Once the pictures are set aside, transcribe the remaining data exactly.

╭──

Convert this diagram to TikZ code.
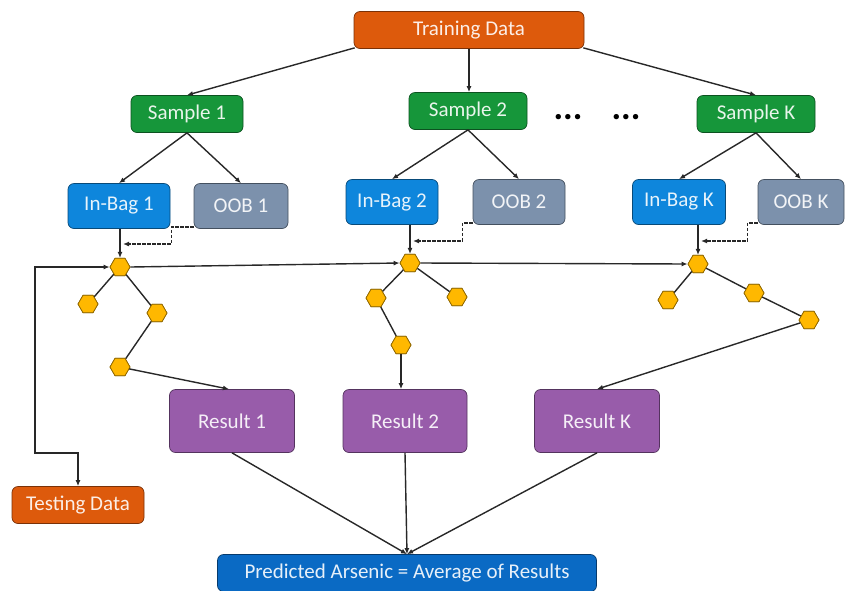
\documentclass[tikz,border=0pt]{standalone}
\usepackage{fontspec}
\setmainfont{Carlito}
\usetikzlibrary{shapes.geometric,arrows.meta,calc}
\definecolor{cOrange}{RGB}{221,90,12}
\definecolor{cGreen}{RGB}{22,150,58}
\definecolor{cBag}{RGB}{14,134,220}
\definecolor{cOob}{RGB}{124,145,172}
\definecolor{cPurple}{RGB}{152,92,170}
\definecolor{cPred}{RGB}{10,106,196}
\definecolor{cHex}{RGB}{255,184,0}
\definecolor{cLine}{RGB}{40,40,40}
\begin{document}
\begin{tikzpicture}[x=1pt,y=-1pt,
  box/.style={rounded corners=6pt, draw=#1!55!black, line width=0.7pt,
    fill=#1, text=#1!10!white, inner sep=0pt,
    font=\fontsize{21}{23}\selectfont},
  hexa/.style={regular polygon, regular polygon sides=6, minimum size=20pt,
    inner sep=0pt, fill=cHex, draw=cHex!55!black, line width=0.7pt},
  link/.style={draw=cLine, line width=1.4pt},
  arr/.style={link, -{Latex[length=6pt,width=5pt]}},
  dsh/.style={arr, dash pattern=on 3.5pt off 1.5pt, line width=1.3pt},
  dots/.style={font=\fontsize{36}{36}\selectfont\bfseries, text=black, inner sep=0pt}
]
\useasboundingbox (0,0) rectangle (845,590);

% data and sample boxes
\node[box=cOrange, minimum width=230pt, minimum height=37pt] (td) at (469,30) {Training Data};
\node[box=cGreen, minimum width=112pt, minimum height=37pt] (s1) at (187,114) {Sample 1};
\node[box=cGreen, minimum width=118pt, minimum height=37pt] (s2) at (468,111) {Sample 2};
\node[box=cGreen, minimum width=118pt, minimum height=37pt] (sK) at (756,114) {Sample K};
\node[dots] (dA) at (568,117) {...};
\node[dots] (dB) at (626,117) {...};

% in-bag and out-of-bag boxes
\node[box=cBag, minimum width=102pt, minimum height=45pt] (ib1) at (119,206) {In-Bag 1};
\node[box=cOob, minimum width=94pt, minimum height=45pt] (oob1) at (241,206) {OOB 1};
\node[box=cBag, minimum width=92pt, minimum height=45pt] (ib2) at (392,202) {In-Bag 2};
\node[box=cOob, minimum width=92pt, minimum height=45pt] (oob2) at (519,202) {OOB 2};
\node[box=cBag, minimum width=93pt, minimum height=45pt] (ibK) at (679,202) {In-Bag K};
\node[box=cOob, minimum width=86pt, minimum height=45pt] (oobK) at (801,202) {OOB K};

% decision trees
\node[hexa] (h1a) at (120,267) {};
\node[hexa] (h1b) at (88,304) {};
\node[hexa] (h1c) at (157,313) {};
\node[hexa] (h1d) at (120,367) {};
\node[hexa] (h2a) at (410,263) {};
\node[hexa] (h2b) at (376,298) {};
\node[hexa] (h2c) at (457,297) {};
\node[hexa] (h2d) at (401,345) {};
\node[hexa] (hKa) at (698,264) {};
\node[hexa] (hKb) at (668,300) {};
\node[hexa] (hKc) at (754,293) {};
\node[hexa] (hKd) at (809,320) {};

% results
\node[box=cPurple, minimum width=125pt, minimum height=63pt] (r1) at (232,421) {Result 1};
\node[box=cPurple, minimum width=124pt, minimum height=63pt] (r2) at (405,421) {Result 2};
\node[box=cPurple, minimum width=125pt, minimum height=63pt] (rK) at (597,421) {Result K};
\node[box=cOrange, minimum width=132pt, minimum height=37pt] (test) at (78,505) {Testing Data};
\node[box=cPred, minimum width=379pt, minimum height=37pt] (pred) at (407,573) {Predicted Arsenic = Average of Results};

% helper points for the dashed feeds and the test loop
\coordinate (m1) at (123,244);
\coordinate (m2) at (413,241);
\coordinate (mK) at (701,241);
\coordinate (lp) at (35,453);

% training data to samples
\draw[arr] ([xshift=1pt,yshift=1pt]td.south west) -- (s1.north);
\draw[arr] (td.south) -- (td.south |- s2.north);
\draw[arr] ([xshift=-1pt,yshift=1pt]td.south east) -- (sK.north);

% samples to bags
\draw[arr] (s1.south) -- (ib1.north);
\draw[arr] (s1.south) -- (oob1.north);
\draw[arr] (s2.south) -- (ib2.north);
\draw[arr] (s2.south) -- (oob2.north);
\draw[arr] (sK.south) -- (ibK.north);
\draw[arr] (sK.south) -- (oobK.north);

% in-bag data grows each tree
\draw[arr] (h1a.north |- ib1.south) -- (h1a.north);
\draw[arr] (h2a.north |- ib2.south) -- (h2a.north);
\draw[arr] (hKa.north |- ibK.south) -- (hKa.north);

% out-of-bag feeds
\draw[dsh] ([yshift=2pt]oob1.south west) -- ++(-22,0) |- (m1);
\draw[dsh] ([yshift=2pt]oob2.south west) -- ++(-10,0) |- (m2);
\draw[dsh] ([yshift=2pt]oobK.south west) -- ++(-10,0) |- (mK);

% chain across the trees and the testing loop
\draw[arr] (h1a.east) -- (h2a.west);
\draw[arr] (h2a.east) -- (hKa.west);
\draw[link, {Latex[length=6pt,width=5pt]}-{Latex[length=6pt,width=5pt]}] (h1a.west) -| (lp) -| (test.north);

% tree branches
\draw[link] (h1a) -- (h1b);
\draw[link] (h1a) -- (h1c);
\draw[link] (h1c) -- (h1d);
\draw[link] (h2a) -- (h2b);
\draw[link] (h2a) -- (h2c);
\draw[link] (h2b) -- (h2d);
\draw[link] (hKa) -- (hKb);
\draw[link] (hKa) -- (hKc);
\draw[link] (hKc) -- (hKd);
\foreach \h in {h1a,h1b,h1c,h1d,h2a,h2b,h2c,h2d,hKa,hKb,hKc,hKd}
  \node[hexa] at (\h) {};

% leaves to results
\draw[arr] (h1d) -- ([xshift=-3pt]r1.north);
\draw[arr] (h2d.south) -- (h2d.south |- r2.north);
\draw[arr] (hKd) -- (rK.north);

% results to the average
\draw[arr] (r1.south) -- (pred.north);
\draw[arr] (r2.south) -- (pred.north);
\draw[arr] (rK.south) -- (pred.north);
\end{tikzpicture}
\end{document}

╰──

[Result]
Convert this diagram to TikZ code.
\documentclass[tikz,border=0pt]{standalone}
\usepackage{fontspec}
\setmainfont{Carlito}
\usetikzlibrary{shapes.geometric,arrows.meta,calc}
\definecolor{cOrange}{RGB}{221,90,12}
\definecolor{cGreen}{RGB}{22,150,58}
\definecolor{cBag}{RGB}{14,134,220}
\definecolor{cOob}{RGB}{124,145,172}
\definecolor{cPurple}{RGB}{152,92,170}
\definecolor{cPred}{RGB}{10,106,196}
\definecolor{cHex}{RGB}{255,184,0}
\definecolor{cLine}{RGB}{40,40,40}
\begin{document}
\begin{tikzpicture}[x=1pt,y=-1pt,
  box/.style={rounded corners=6pt, draw=#1!55!black, line width=0.7pt,
    fill=#1, text=#1!10!white, inner sep=0pt,
    font=\fontsize{21}{23}\selectfont},
  hexa/.style={regular polygon, regular polygon sides=6, minimum size=20pt,
    inner sep=0pt, fill=cHex, draw=cHex!55!black, line width=0.7pt},
  link/.style={draw=cLine, line width=1.4pt},
  arr/.style={link, -{Latex[length=6pt,width=5pt]}},
  dsh/.style={arr, dash pattern=on 3.5pt off 1.5pt, line width=1.3pt},
  dots/.style={font=\fontsize{36}{36}\selectfont\bfseries, text=black, inner sep=0pt}
]
\useasboundingbox (0,0) rectangle (845,590);

% data and sample boxes
\node[box=cOrange, minimum width=230pt, minimum height=37pt] (td) at (469,30) {Training Data};
\node[box=cGreen, minimum width=112pt, minimum height=37pt] (s1) at (187,114) {Sample 1};
\node[box=cGreen, minimum width=118pt, minimum height=37pt] (s2) at (468,111) {Sample 2};
\node[box=cGreen, minimum width=118pt, minimum height=37pt] (sK) at (756,114) {Sample K};
\node[dots] (dA) at (568,117) {...};
\node[dots] (dB) at (626,117) {...};

% in-bag and out-of-bag boxes
\node[box=cBag, minimum width=102pt, minimum height=45pt] (ib1) at (119,206) {In-Bag 1};
\node[box=cOob, minimum width=94pt, minimum height=45pt] (oob1) at (241,206) {OOB 1};
\node[box=cBag, minimum width=92pt, minimum height=45pt] (ib2) at (392,202) {In-Bag 2};
\node[box=cOob, minimum width=92pt, minimum height=45pt] (oob2) at (519,202) {OOB 2};
\node[box=cBag, minimum width=93pt, minimum height=45pt] (ibK) at (679,202) {In-Bag K};
\node[box=cOob, minimum width=86pt, minimum height=45pt] (oobK) at (801,202) {OOB K};

% decision trees
\node[hexa] (h1a) at (120,267) {};
\node[hexa] (h1b) at (88,304) {};
\node[hexa] (h1c) at (157,313) {};
\node[hexa] (h1d) at (120,367) {};
\node[hexa] (h2a) at (410,263) {};
\node[hexa] (h2b) at (376,298) {};
\node[hexa] (h2c) at (457,297) {};
\node[hexa] (h2d) at (401,345) {};
\node[hexa] (hKa) at (698,264) {};
\node[hexa] (hKb) at (668,300) {};
\node[hexa] (hKc) at (754,293) {};
\node[hexa] (hKd) at (809,320) {};

% results
\node[box=cPurple, minimum width=125pt, minimum height=63pt] (r1) at (232,421) {Result 1};
\node[box=cPurple, minimum width=124pt, minimum height=63pt] (r2) at (405,421) {Result 2};
\node[box=cPurple, minimum width=125pt, minimum height=63pt] (rK) at (597,421) {Result K};
\node[box=cOrange, minimum width=132pt, minimum height=37pt] (test) at (78,505) {Testing Data};
\node[box=cPred, minimum width=379pt, minimum height=37pt] (pred) at (407,573) {Predicted Arsenic = Average of Results};

% helper points for the dashed feeds and the test loop
\coordinate (m1) at (123,244);
\coordinate (m2) at (413,241);
\coordinate (mK) at (701,241);
\coordinate (lp) at (35,453);

% training data to samples
\draw[arr] ([xshift=1pt,yshift=1pt]td.south west) -- (s1.north);
\draw[arr] (td.south) -- (td.south |- s2.north);
\draw[arr] ([xshift=-1pt,yshift=1pt]td.south east) -- (sK.north);

% samples to bags
\draw[arr] (s1.south) -- (ib1.north);
\draw[arr] (s1.south) -- (oob1.north);
\draw[arr] (s2.south) -- (ib2.north);
\draw[arr] (s2.south) -- (oob2.north);
\draw[arr] (sK.south) -- (ibK.north);
\draw[arr] (sK.south) -- (oobK.north);

% in-bag data grows each tree
\draw[arr] (h1a.north |- ib1.south) -- (h1a.north);
\draw[arr] (h2a.north |- ib2.south) -- (h2a.north);
\draw[arr] (hKa.north |- ibK.south) -- (hKa.north);

% out-of-bag feeds
\draw[dsh] ([yshift=2pt]oob1.south west) -- ++(-22,0) |- (m1);
\draw[dsh] ([yshift=2pt]oob2.south west) -- ++(-10,0) |- (m2);
\draw[dsh] ([yshift=2pt]oobK.south west) -- ++(-10,0) |- (mK);

% chain across the trees and the testing loop
\draw[arr] (h1a.east) -- (h2a.west);
\draw[arr] (h2a.east) -- (hKa.west);
\draw[link, {Latex[length=6pt,width=5pt]}-{Latex[length=6pt,width=5pt]}] (h1a.west) -| (lp) -| (test.north);

% tree branches
\draw[link] (h1a) -- (h1b);
\draw[link] (h1a) -- (h1c);
\draw[link] (h1c) -- (h1d);
\draw[link] (h2a) -- (h2b);
\draw[link] (h2a) -- (h2c);
\draw[link] (h2b) -- (h2d);
\draw[link] (hKa) -- (hKb);
\draw[link] (hKa) -- (hKc);
\draw[link] (hKc) -- (hKd);
\foreach \h in {h1a,h1b,h1c,h1d,h2a,h2b,h2c,h2d,hKa,hKb,hKc,hKd}
  \node[hexa] at (\h) {};

% leaves to results
\draw[arr] (h1d) -- ([xshift=-3pt]r1.north);
\draw[arr] (h2d.south) -- (h2d.south |- r2.north);
\draw[arr] (hKd) -- (rK.north);

% results to the average
\draw[arr] (r1.south) -- (pred.north);
\draw[arr] (r2.south) -- (pred.north);
\draw[arr] (rK.south) -- (pred.north);
\end{tikzpicture}
\end{document}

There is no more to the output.